Rigol DHO914S vs Siglent SDS814X HD
Head-to-head spec comparison to help you pick the right scope for your bench.
Rigol
$549
Siglent
$587
Spec-by-Spec Comparison
| Spec | Rigol DHO914S | Siglent SDS814X HD |
|---|---|---|
| Bandwidth | 125 MHz | 100 MHz |
| Sample Rate | 1.25 GSa/s | 2 GSa/s |
| Channels | 4 | 4 |
| Memory Depth | 50 Mpts | 50 Mpts |
| Display Size | 7" | 7" |
| Weight | 1.78 kg | 2.6 kg |
| Price | $549 | $587 |
| Rating | 8.0/10 | 7.5/10 |
| Protocol Decoder | Yes | Yes |
| Function Gen | Yes | No |
| WiFi | Yes | Yes |
| Battery | No | No |
| Buy on Amazon · $549 | Buy on Amazon · $587 |
Pros & Cons
Rigol DHO914S
Pros
- Built-in 25MHz arbitrary waveform generator — saves buying a separate signal source
- 16 digital channels available via optional logic probe — true mixed-signal capability
- 12-bit ADC with 125MHz bandwidth is a solid all-around combination
- 50Mpt memory depth matches the DHO924S
- Same compact DHO form factor with USB-C power support
- Bode plot analysis built in — useful for filter and feedback loop characterization
Cons
- At ~$549, you're paying $100 more than the DHO924S which has 250MHz bandwidth
- 125MHz bandwidth is lower than the DHO924S's 250MHz
- Logic analyzer probe is an additional purchase — not included
- Fan noise is present, consistent with the DHO series
- The DHO924S also includes a function generator, making the price gap harder to justify
Siglent SDS814X HD
Pros
- 12-bit ADC with Siglent's clean analog front-end — LeCroy lineage in the signal path
- 100MHz bandwidth with the option to unlock higher via software license
- 2GSa/s sample rate outperforms the competing Rigol DHO814's 1.25GSa/s
- 50Mpt memory depth for extended capture sessions
- CAN and LIN decoding included free — Siglent's consistent protocol advantage
- 16 digital channels available with optional logic probe for mixed-signal work
Cons
- At ~$587, you're paying a premium over the DHO924S ($449) which has 250MHz
- Siglent's smaller community means fewer tutorials and troubleshooting resources
- No built-in function generator without the optional add-on
- The SDS804X HD at $438 offers 70MHz (unlockable to 200MHz) for $150 less
Our Verdicts
Rigol DHO914S
The Rigol DHO914S is Rigol's Swiss Army knife oscilloscope — 4 analog channels, a 25MHz function generator, optional 16-channel logic analyzer, and Bode plot analysis in the compact DHO form factor.

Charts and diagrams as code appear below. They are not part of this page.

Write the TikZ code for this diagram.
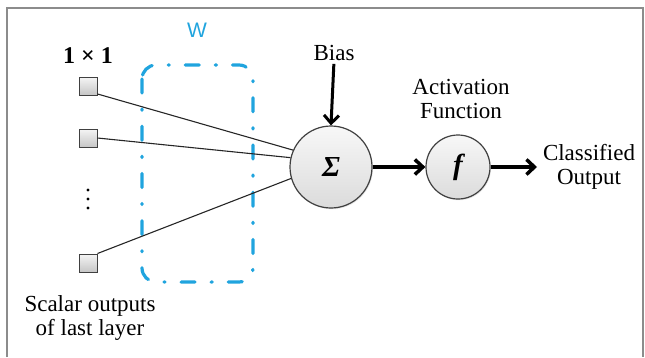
\documentclass[tikz,border=0pt]{standalone}
\usepackage{fontspec}
\setmainfont{Liberation Serif}
\newfontfamily\wfont{Liberation Sans}
\usetikzlibrary{arrows.meta,shadows}
\definecolor{wblue}{RGB}{32,164,222}
\definecolor{framegray}{RGB}{140,140,140}
\begin{document}
\begin{tikzpicture}[x=1pt,y=-1pt,
  lbl/.style={font=\fontsize{23}{24.5}\selectfont, align=center, inner sep=0pt},
  inbox/.style={draw=black!75, line width=1pt, minimum size=18pt, inner sep=0pt,
    top color=gray!8, bottom color=gray!45,
    drop shadow={opacity=0.3, shadow xshift=0.8pt, shadow yshift=-0.8pt}},
  unit/.style={circle, draw=black!75, line width=1.2pt, inner sep=0pt,
    top color=gray!6, bottom color=gray!28,
    drop shadow={opacity=0.2, shadow xshift=1pt, shadow yshift=-1.2pt}},
  wire/.style={line width=1.1pt, black!85},
  flow/.style={line width=3.5pt, -{Straight Barb[length=8pt,width=15pt]}},
  wbox/.style={wblue, line width=3.2pt, line cap=round, rounded corners=14pt,
    dash pattern=on 14pt off 16pt on 1.2pt off 16pt}
]
\useasboundingbox (0,0) rectangle (645,357);
% outer frame (open at the bottom)
\draw[framegray, line width=2pt] (7,357) -- (7,7.5) -- (643,7.5) -- (643,357);

% weight box
\draw[wbox] (142,65) rectangle (253,282);
\node[font=\wfont\fontsize{21}{21}\selectfont, text=wblue, inner sep=0pt] (w) at (197,30) {W};

% inputs
\node[lbl, font=\fontsize{24}{24}\selectfont\bfseries] (one) at (88,56) {1 × 1};
\node[inbox] (s1) at (88,86) {};
\node[inbox] (s2) at (88,138) {};
\node[inbox] (s3) at (88,263) {};
% vertical ellipsis between the inputs
\foreach \yy in {190,199,208} \fill (88,\yy) circle (1.7pt);
\node[lbl] (sc) at (90,318) {Scalar outputs\\of last layer};

% summation and activation units
\node[unit, minimum size=82pt] (sig) at (331,167) {\fontsize{29}{29}\selectfont\bfseries\itshape Σ};
\node[unit, minimum size=64pt] (fn) at (458,167) {\fontsize{29}{29}\selectfont\bfseries\itshape f};
\node[lbl] (bias) at (334,53) {Bias};
\node[lbl] (act) at (461,99) {Activation\\Function};
\node[lbl] (cls) at (589,167) {Classified\\Output};
\coordinate (out) at (537,167);

% connections
\draw[wire] (s1.-40) -- (sig.156);
\draw[wire] (s2.east) -- (sig.167);
\draw[wire] (s3.north east) -- (sig.196);
\draw[flow, line width=3pt, shorten <=3pt] (bias.south) -- (sig.north);
\draw[flow] (sig.east) -- (fn.west);
\draw[flow] (fn.east) -- (out);
\end{tikzpicture}
\end{document}
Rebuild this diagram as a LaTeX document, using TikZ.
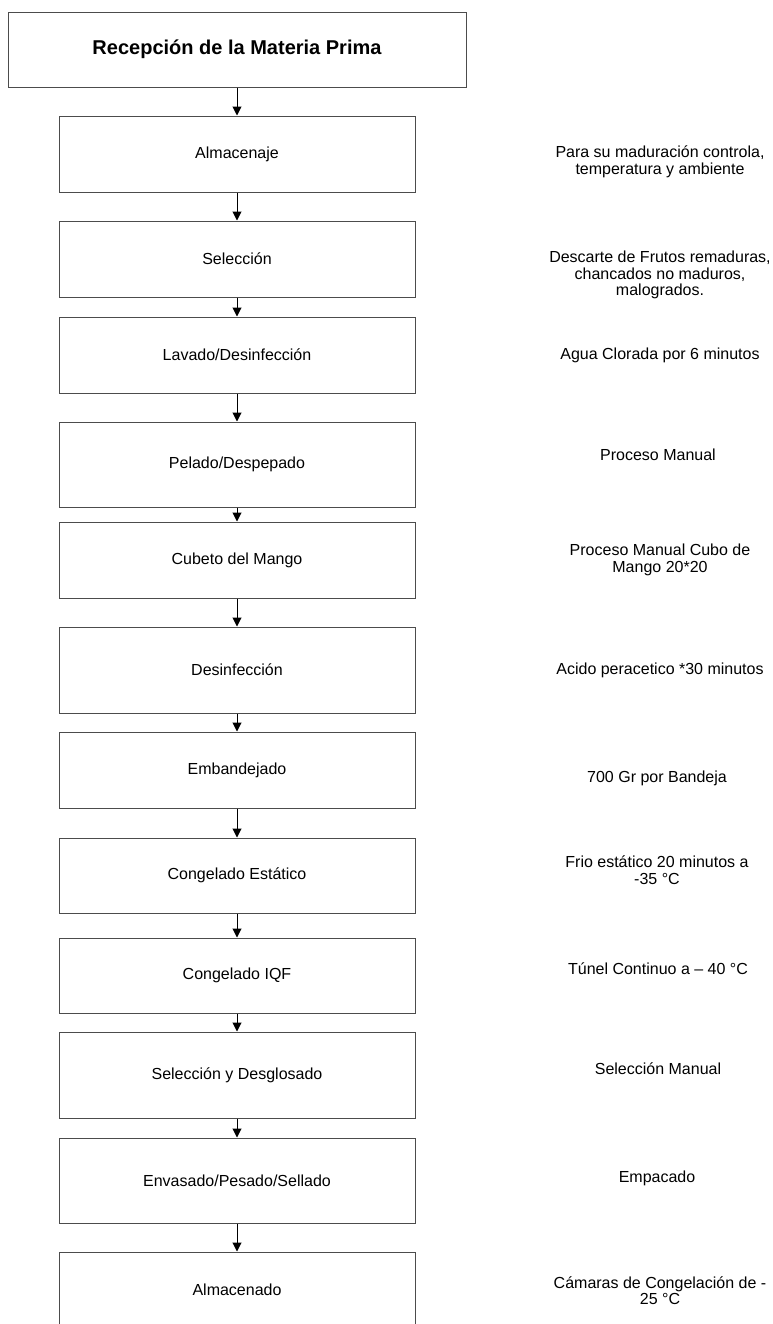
\documentclass[tikz,border=0pt]{standalone}
\usepackage{fontspec}
\setmainfont{Liberation Sans}
\usetikzlibrary{arrows.meta}
\begin{document}
\begin{tikzpicture}[x=0.75pt,y=-0.75pt,
  bodytext/.style={font=\fontsize{12pt}{12.4pt}\selectfont},
  titlebox/.style={draw=black!70, line width=0.75pt, minimum width=343.5pt,
    minimum height=56.25pt, font=\fontsize{15pt}{18pt}\selectfont\bfseries},
  stepbox/.style={draw=black!70, line width=0.75pt, minimum width=267pt,
    minimum height=57pt, bodytext},
  note/.style={align=center, bodytext},
  flow/.style={line width=0.75pt, -{Triangle[length=6.75pt,width=6.75pt]}}]
\useasboundingbox (0,0) rectangle (772,1324);

% process steps
\node[titlebox] (b0) at (237,49.5) {Recepción de la Materia Prima};
\node[stepbox] (b1) at (237,154) {Almacenaje};
\node[stepbox] (b2) at (237,259) {Selección};
\node[stepbox] (b3) at (237,355) {Lavado/Desinfección};
\node[stepbox, minimum height=63.75pt] (b4) at (237,464.5) {Pelado/Despepado};
\node[stepbox] (b5) at (237,560) {Cubeto del Mango};
\node[stepbox, minimum height=64.5pt] (b6) at (237,670) {Desinfección};
\node[stepbox] (b7) at (237,770) {Embandejado};
\node[stepbox, minimum height=56.25pt] (b8) at (237,875.5) {Congelado Estático};
\node[stepbox, minimum height=56.25pt] (b9) at (237,975.5) {Congelado IQF};
\node[stepbox, minimum height=64.5pt] (b10) at (237,1075) {Selección y Desglosado};
\node[stepbox, minimum height=63.75pt] (b11) at (237,1180.5) {Envasado/Pesado/Sellado};
\node[stepbox] (b12) at (237,1290) {Almacenado};

% connectors
\foreach \a/\b in {b0/b1,b1/b2,b2/b3,b3/b4,b4/b5,b5/b6,b6/b7,b7/b8,b8/b9,b9/b10,b10/b11,b11/b12}
  \draw[flow] (\a) -- (\b);

% notes beside each step
\node[note] (n1) at (660,162) {Para su maduración controla,\\temperatura y ambiente};
\node[note] (n2) at (660,275) {Descarte de Frutos remaduras,\\chancados no maduros,\\malogrados.};
\node[note] (n3) at (660,355) {Agua Clorada por 6 minutos};
\node[note] (n4) at (658,455) {Proceso Manual};
\node[note] (n5) at (660,560) {Proceso Manual Cubo de\\Mango 20*20};
\node[note] (n6) at (660,670) {Acido peracetico *30 minutos};
\node[note] (n7) at (657,778) {700 Gr por Bandeja};
\node[note] (n8) at (657,870) {Frio estático 20 minutos a\\-35 °C};
\node[note] (n9) at (658,969) {Túnel Continuo a – 40 °C};
\node[note] (n10) at (658,1069) {Selección Manual};
\node[note] (n11) at (657,1178) {Empacado};
\node[note] (n12) at (660,1290.5) {Cámaras de Congelación de -\\25 °C};
\end{tikzpicture}
\end{document}
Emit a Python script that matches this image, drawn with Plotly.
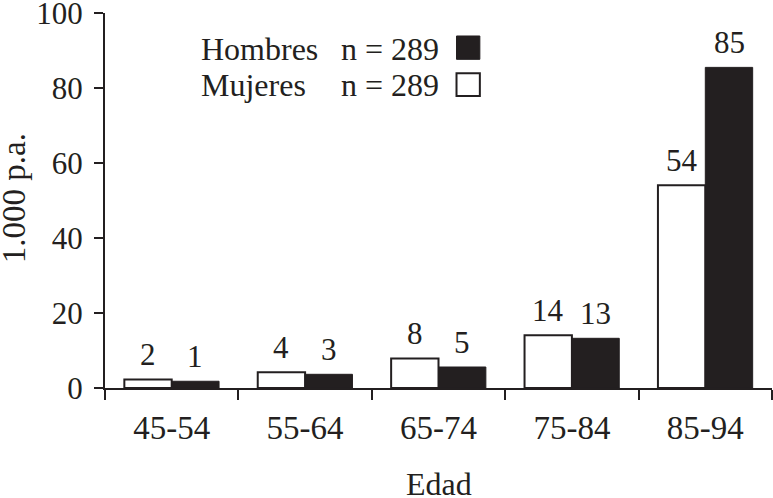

The mixed-signal capability is the real differentiator: if you're debugging embedded systems where you need to correlate analog and digital signals simultaneously, the logic analyzer option makes this genuinely useful in ways a pure analog scope isn't. The built-in AWG saves you $100-200 on a standalone function generator. The catch is the DHO924S at $449 — it also has a function generator and offers 250MHz bandwidth for $100 less. The DHO914S only pulls ahead if you need the logic analyzer capability or the Bode plot feature for control loop design. For pure oscilloscope work, the DHO924S remains the better value.
Siglent SDS814X HD
The Siglent SDS814X HD steps up to 100MHz from the SDS804X HD's 70MHz, keeping the same excellent 12-bit ADC, 2GSa/s sample rate, and 50Mpt memory. It competes directly with the Rigol DHO814 at a similar price point, and wins on sample rate and memory depth. The free CAN/LIN decoding is Siglent's consistent advantage over Rigol for automotive work. At ~$587 though, the value proposition gets complicated — the DHO924S offers 250MHz and a function generator for $449, and the SDS804X HD below it at $438 can be unlocked to 200MHz. The SDS814X HD makes the most sense if you need that clean 12-bit Siglent ADC at 100MHz and want CAN/LIN decoding without additional license fees, particularly for automotive or precision analog work.